Why does Python 3's regular string substitution swallow characters?

import re

base_path = "c:\\five"
print(base_path)
filename = "<data>\\a.txt"
filename = re.sub(r'(?i)<data>', base_path, filename) 
print(filename)

Output:

c:\five
c:
ive\a.txt

Normally it should be: c:\five\a.txt.

The same code doesn't do this in Python 2.

Changing it to something like the following results in the same thing.

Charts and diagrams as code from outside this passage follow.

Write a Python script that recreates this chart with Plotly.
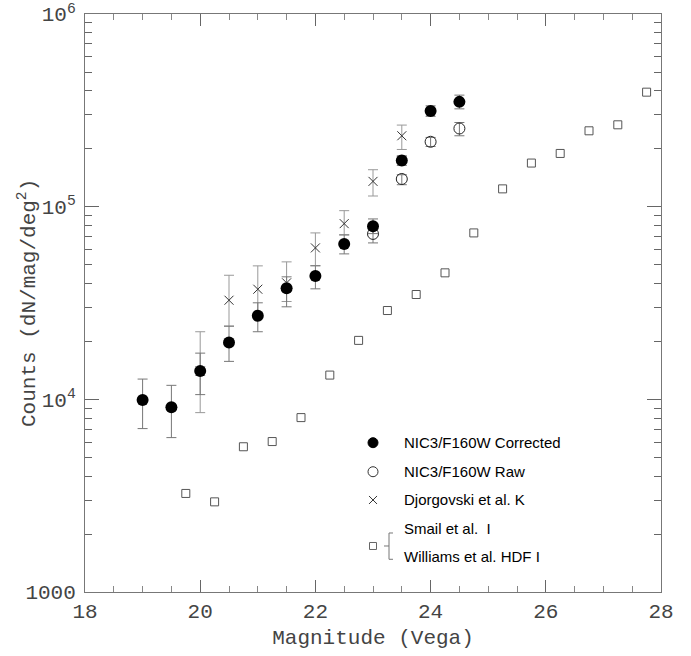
import plotly.graph_objects as go

# NIC3/F160W corrected counts
mag_cor = [19.0, 19.5, 20.0, 20.5, 21.0, 21.5, 22.0, 22.5, 23.0, 23.5, 24.0, 24.5]
cnt_cor = [9920, 9090, 14020, 19740, 27150, 37730, 43640, 64080, 79080, 173700, 313300, 349900]
cor_hi = [12740, 11820, 17370, 23980, 31700, 43230, 49290, 71370, 86360, 183800, 333700, 379200]
cor_lo = [7050, 6330, 10580, 15740, 22430, 30220, 37460, 56870, 72460, 163700, 294400, 321900]

# NIC3/F160W raw counts
mag_raw = [23.0, 23.5, 24.0, 24.5]
cnt_raw = [72200, 139200, 217200, 254500]
raw_hi = [79750, 146500, 228700, 273400]
raw_lo = [64850, 130000, 205300, 233300]

# Djorgovski et al. K
mag_djo = [20.0, 20.5, 21.0, 21.5, 22.0, 22.5, 23.0, 23.5]
cnt_djo = [14020, 32690, 37280, 40240, 61090, 81640, 135260, 233300]
djo_hi = [22430, 44060, 49290, 51700, 73070, 95340, 155500, 265100]
djo_lo = [8530, 23980, 28240, 32190, 49470, 71370, 113600, 198100]

# Smail et al. I / Williams et al. HDF I
mag_sq = [19.75, 20.25, 20.75, 21.25, 21.75, 22.25, 22.75, 23.25, 23.75, 24.25,
          24.75, 25.25, 25.75, 26.25, 26.75, 27.25, 27.75]
cnt_sq = [3247, 2937, 5674, 6037, 8039, 13360, 20230, 28900, 35000, 45350,
          73070, 123700, 168400, 188900, 247600, 266000, 392900]

x_ticks = [18, 20, 22, 24, 26, 28]
y_ticks = [1000, 1e4, 1e5, 1e6]
y_ticktext = ["1000", "10<sup>4</sup>", "10<sup>5</sup>", "10<sup>6</sup>"]
y_minor = [m * 10 ** e for e in (3, 4, 5) for m in range(2, 10)]

legend_labels = ["NIC3/F160W Corrected", "NIC3/F160W Raw", "Djorgovski et al. K",
                 "Smail et al.\u00a0\u00a0I", "Williams et al. HDF I"]

def up(v, h):
    return [a - b for a, b in zip(h, v)]

def dn(v, l):
    return [b - a for a, b in zip(l, v)]

fig = go.Figure()

fig.add_trace(go.Scatter(
    x=mag_sq, y=cnt_sq, mode="markers",
    marker=dict(symbol="square-open", size=8, color="#555", line=dict(width=1, color="#555")),
    showlegend=False))

fig.add_trace(go.Scatter(
    x=mag_djo, y=cnt_djo, mode="markers",
    marker=dict(symbol="x-thin-open", size=9, color="#333", line=dict(width=1, color="#333")),
    error_y=dict(type="data", symmetric=False, array=up(cnt_djo, djo_hi),
                 arrayminus=dn(cnt_djo, djo_lo), color="#999", thickness=1, width=5),
    showlegend=False))

fig.add_trace(go.Scatter(
    x=mag_raw, y=cnt_raw, mode="markers",
    marker=dict(symbol="circle-open", size=11, color="#222", line=dict(width=1, color="#222")),
    error_y=dict(type="data", symmetric=False, array=up(cnt_raw, raw_hi),
                 arrayminus=dn(cnt_raw, raw_lo), color="#777", thickness=1, width=5),
    showlegend=False))

fig.add_trace(go.Scatter(
    x=mag_cor, y=cnt_cor, mode="markers",
    marker=dict(symbol="circle", size=12, color="black"),
    error_y=dict(type="data", symmetric=False, array=up(cnt_cor, cor_hi),
                 arrayminus=dn(cnt_cor, cor_lo), color="#777", thickness=1, width=5),
    showlegend=False))

# legend keys on an overlay axis
lx = 0.5
ly = [0.2583, 0.2081, 0.1592, 0.0796]
key_symbols = ["circle", "circle-open", "x-thin-open", "square-open"]
key_sizes = [10, 10, 8, 7]
key_colors = ["black", "#333", "#333", "#666"]
for yy, s, sz, c in zip(ly, key_symbols, key_sizes, key_colors):
    fig.add_trace(go.Scatter(
        x=[lx], y=[yy], xaxis="x2", yaxis="y2", mode="markers",
        marker=dict(symbol=s, size=sz, color=c, line=dict(width=1, color=c)),
        showlegend=False, hoverinfo="skip"))

text_y = [0.2583, 0.2081, 0.1592, 0.1102, 0.0611]
for t, yy in zip(legend_labels, text_y):
    fig.add_annotation(x=0.5498, y=yy, xref="paper", yref="paper", text=t,
                       showarrow=False, xanchor="left", yanchor="middle",
                       font=dict(family="Liberation Sans, Arial", size=15, color="black"))

# bracket
bc = "#777"
fig.add_shape(type="line", xref="paper", yref="paper", x0=0.5278, x1=0.5278, y0=0.0566, y1=0.1021,
              line=dict(color=bc, width=1))
fig.add_shape(type="line", xref="paper", yref="paper", x0=0.5278, x1=0.5347, y0=0.1021, y1=0.1021,
              line=dict(color=bc, width=1))
fig.add_shape(type="line", xref="paper", yref="paper", x0=0.5278, x1=0.5347, y0=0.0566, y1=0.0566,
              line=dict(color=bc, width=1))
fig.add_shape(type="line", xref="paper", yref="paper", x0=0.5191, x1=0.5278, y0=0.0796, y1=0.0796,
              line=dict(color=bc, width=1))

tick_font = dict(family="Liberation Mono, monospace", size=21, color="#444")

# y-axis title
fig.add_annotation(x=-0.1007, y=0.5, xref="paper", yref="paper",
                   text="Counts (dN/mag/deg<sup>2</sup>)", textangle=-90,
                   showarrow=False, xanchor="center", yanchor="middle", font=tick_font)

fig.update_layout(
    width=691, height=656,
    margin=dict(l=85, r=30, t=14, b=64),
    paper_bgcolor="white", plot_bgcolor="white",
    showlegend=False,
    xaxis=dict(range=[18, 28], tickvals=x_ticks, ticks="inside", ticklen=12, tickwidth=1,
               tickcolor="#666", showline=True, linecolor="#777", linewidth=1,
               mirror="allticks", showgrid=False, zeroline=False, tickfont=tick_font,
               automargin=False,
               minor=dict(ticks="inside", ticklen=6, dtick=0.5, tickcolor="#888", showgrid=False),
               title=dict(text="Magnitude (Vega)", font=tick_font, standoff=6)),
    yaxis=dict(type="log", range=[3, 6], tickvals=y_ticks, ticktext=y_ticktext,
               ticks="inside", ticklen=14, tickwidth=1, tickcolor="#666",
               showline=True, linecolor="#777", linewidth=1, mirror="allticks",
               showgrid=False, zeroline=False, tickfont=tick_font, automargin=False,
               ticklabelstandoff=4,
               minor=dict(ticks="inside", ticklen=7, tickvals=y_minor, tickcolor="#666", showgrid=False)),
    xaxis2=dict(overlaying="x", range=[0, 1], visible=False, anchor="y2"),
    yaxis2=dict(overlaying="y", range=[0, 1], visible=False, anchor="x2"),
)

fig.write_html("out.html", config={"displayModeBar": False},
               post_script="document.body.style.margin='0';document.body.style.overflow='hidden';")
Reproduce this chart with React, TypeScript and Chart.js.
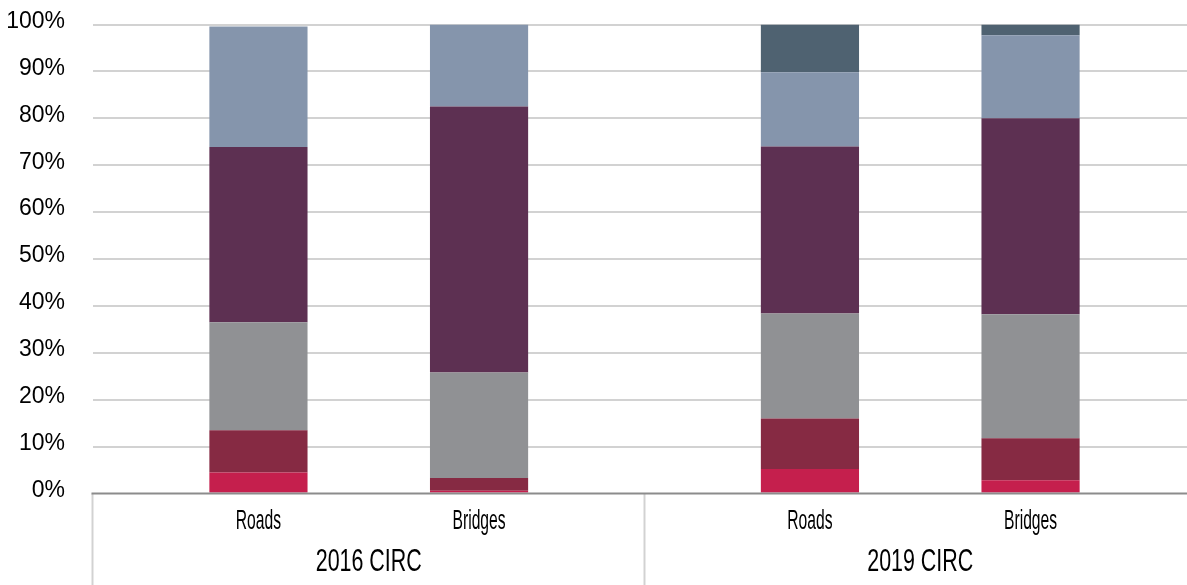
import { useEffect, useRef } from 'react';
import { Chart, registerables } from 'chart.js';

Chart.register(...registerables);

// ---- data ----
const groups = ['2016 CIRC', '2019 CIRC'];
const categories = ['Roads', 'Bridges'];
// values per bar, in order: 2016 Roads, 2016 Bridges, 2019 Roads, 2019 Bridges (percent)
const segment1 = [4.5, 0.6, 5.2, 2.8];
const segment2 = [9.0, 2.7, 10.8, 9.0];
const segment3 = [23.0, 22.5, 22.4, 26.4];
const segment4 = [37.4, 56.7, 35.6, 41.8];
const segment5 = [25.7, 17.5, 15.8, 17.7];
const segment6 = [0, 0, 10.2, 2.3];
const yTickValues = [0, 10, 20, 30, 40, 50, 60, 70, 80, 90, 100];

// ---- styles ----
const seriesList = [segment1, segment2, segment3, segment4, segment5, segment6];
const seriesColors = ['#C51F4D', '#862A43', '#909194', '#5D3052', '#8595AC', '#4F6271'];

// build slot table: each group = [blank, cat0, blank, cat1, blank]
const slotLabels: string[] = [];
const slotBar: number[] = [];
{
  let b = 0;
  groups.forEach(() => {
    slotLabels.push('');
    slotBar.push(-1);
    categories.forEach((c) => {
      slotLabels.push(c);
      slotBar.push(b++);
      slotLabels.push('');
      slotBar.push(-1);
    });
  });
}
const slotsPerGroup = categories.length * 2 + 1;

function drawCondensed(ctx: CanvasRenderingContext2D, text: string, x: number, y: number, font: string, sx: number) {
  ctx.save();
  ctx.translate(x, y);
  ctx.scale(sx, 1);
  ctx.font = font;
  ctx.textAlign = 'center';
  ctx.textBaseline = 'alphabetic';
  ctx.fillText(text, 0, 0);
  ctx.restore();
}

const axisDecor = {
  id: 'axisDecor',
  afterDatasetsDraw(chart: any) {
    const { ctx, chartArea } = chart;
    const xs = chart.scales.x;
    const slotW = (chartArea.right - chartArea.left) / slotLabels.length;
    ctx.save();
    // category separators
    ctx.strokeStyle = '#d2d2d2';
    ctx.lineWidth = 2;
    for (let g = 0; g <= groups.length; g++) {
      const px = Math.round(chartArea.left + g * slotsPerGroup * slotW) - 0.5;
      ctx.beginPath();
      ctx.moveTo(px, chartArea.bottom);
      ctx.lineTo(px, chart.height);
      ctx.stroke();
    }
    // baseline axis
    ctx.strokeStyle = '#8c8c8c';
    ctx.lineWidth = 2;
    ctx.beginPath();
    ctx.moveTo(chartArea.left - 1.5, chartArea.bottom);
    ctx.lineTo(chartArea.right, chartArea.bottom);
    ctx.stroke();
    // labels
    ctx.fillStyle = '#000';
    slotLabels.forEach((lab, i) => {
      if (!lab) return;
      drawCondensed(ctx, lab, xs.getPixelForValue(i), chartArea.bottom + 35.5, '28px "Liberation Sans", Arial, sans-serif', 0.56);
    });
    groups.forEach((g, gi) => {
      const cx = chartArea.left + (gi + 0.5) * slotsPerGroup * slotW;
      drawCondensed(ctx, g, cx, chartArea.bottom + 77.5, '32px "Liberation Sans", Arial, sans-serif', 0.67);
    });
    ctx.restore();
  },
};

export default function App() {
  const ref = useRef<HTMLCanvasElement>(null);
  useEffect(() => {
    if (!ref.current) return;
    const datasets = seriesList.map((s, si) => ({
      label: 'Segment ' + (si + 1),
      data: slotBar.map((b) => (b < 0 ? null : s[b])),
      backgroundColor: seriesColors[si],
      borderWidth: 0,
      barPercentage: 0.89,
      categoryPercentage: 1,
    }));
    const chart = new Chart(ref.current, {
      type: 'bar',
      data: { labels: slotLabels, datasets },
      plugins: [axisDecor],
      options: {
        responsive: false,
        animation: false,
        layout: { padding: { top: 24.5, left: 0, right: 0, bottom: 0 }, autoPadding: false },
        plugins: { legend: { display: false }, tooltip: { enabled: false } },
        scales: {
          x: {
            stacked: true,
            grid: { display: false },
            border: { display: false },
            ticks: { display: false },
            afterFit: (s: any) => {
              s.height = 91.5;
              s.paddingLeft = 0;
              s.paddingRight = 0;
              s.paddingTop = 0;
              s.paddingBottom = 0;
            },
          },
          y: {
            stacked: true,
            min: 0,
            max: 100,
            afterBuildTicks: (s: any) => { s.ticks = yTickValues.map((v) => ({ value: v })); },
            grid: {
              drawTicks: false,
              lineWidth: 2,
              color: (c: any) => (c.tick && c.tick.value === 0 ? 'rgba(0,0,0,0)' : '#d2d2d2'),
            },
            border: { display: false },
            ticks: {
              padding: 28,
              labelOffset: -3,
              color: '#000',
              font: { family: '"Liberation Sans", Arial, sans-serif', size: 23 },
              callback: (v: any) => v + '%',
            },
            afterFit: (s: any) => {
              s.width = 93;
              s.paddingLeft = 0;
              s.paddingRight = 0;
              s.paddingTop = 0;
              s.paddingBottom = 0;
            },
          },
        },
      },
    });
    return () => chart.destroy();
  }, []);
  return (
    <div style={{ position: 'fixed', left: 0, top: 0, width: 1187, height: 585, overflow: 'hidden', background: '#fff' }}>
      <canvas ref={ref} width={1196} height={585} style={{ display: 'block' }} />
    </div>
  );
}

reg = re.compile(re.escape('<data_path>'), re.IGNORECASE)
filename = reg.sub(base_path, filename)

Solution

When c:\\five passes through re.sub it becomes c:\five (containing a \f form-feed character). It's a bit weird that it does this in the replacement string, but you can double-escape the backslashes as c:\\\\five to work around it. Or you can pass the replacement as a function, which will avoid this bit of regex-processing:

base_path = "c:\\five"
filename = "<data>\\a.txt"
filename = re.sub(r'(?i)<data>', lambda _: base_path, filename) 
print(filename)

Output: c:\five\a.txt

See the docs for details:

repl can be a string or a function; if it is a string, any backslash escapes in it are processed. That is, \n is converted to a single newline character, \r is converted to a carriage return, and so forth.